"Mr. Sanders is more than fit enough to pursue vigorous activities and an occupation that requires stamina and an ability handle a great deal of stress," Dr. Philip A. Ades, director of cardiac rehabilitation and Patrick D. Savage, senior clinic exercise physiologist at the University of Vermont Medical Center, wrote in the letter.
The 78-year-old senator from Vermont was hospitalized following the health scare in October.
Since then, Sanders' "heart muscle strength has improved" and he is no longer taking the medication that was initially prescribed to him after the heart attack, according to Dr. Brian Monahan, the attending physician at the U.S. Capitol.
"You have never had symptoms of congestive heart failure. The heart chamber sizes, wall thickness, estimated pressures, and heart valves are normal. Several 24-hour recordings of your heart electrical activity indicated no significant heat rhythm abnormality," added Monahan.
In December, Sanders also underwent a treadmill stress test with continuous electrocardiogram, or EKG, monitoring, which demonstrated heart function, muscular exertion and oxygen consumption. Sanders tested at a 92% level of maximum exertion of his predicted heart rate, with no evidence of reduced blood flow to his heart, according to a campaign news release.
"Mr. Sanders was able to exercise to a level that is approximately 50% higher than other men his age with a similar diagnosis," wrote Ades.
According to Monahan, Sanders had a normal blood pressure level, and was "6 feet 0 inches tall, and weighed "174 pounds."
Sanders has also been treated for a several other medical conditions, including gout, high cholesterol, diverticulitis, an inflation of the intestines, hypothyroidism, an under active thyroid gland, laryngitis, lumbar strain and complete removal of superficial skin lesions.
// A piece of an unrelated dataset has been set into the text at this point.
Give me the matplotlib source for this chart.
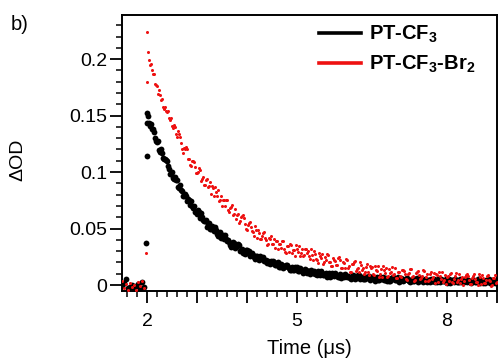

"At this point, I see no reason he cannot continue campaigning without limitation and, should he be elected, I am confident he has the mental and physical stamina to fully undertake the rigors of the Presidency," Dr. Martin M. LeWinter, Sanders' personal cardiologist and the attending cardiologist at UVM, wrote in a separate letter
Sanders -- the oldest candidate in the 2020 race -- had pledged to release his medical records ahead of the Iowa caucuses, but when asked on New Year's Eve if more records were forthcoming, he said, "I think probably not."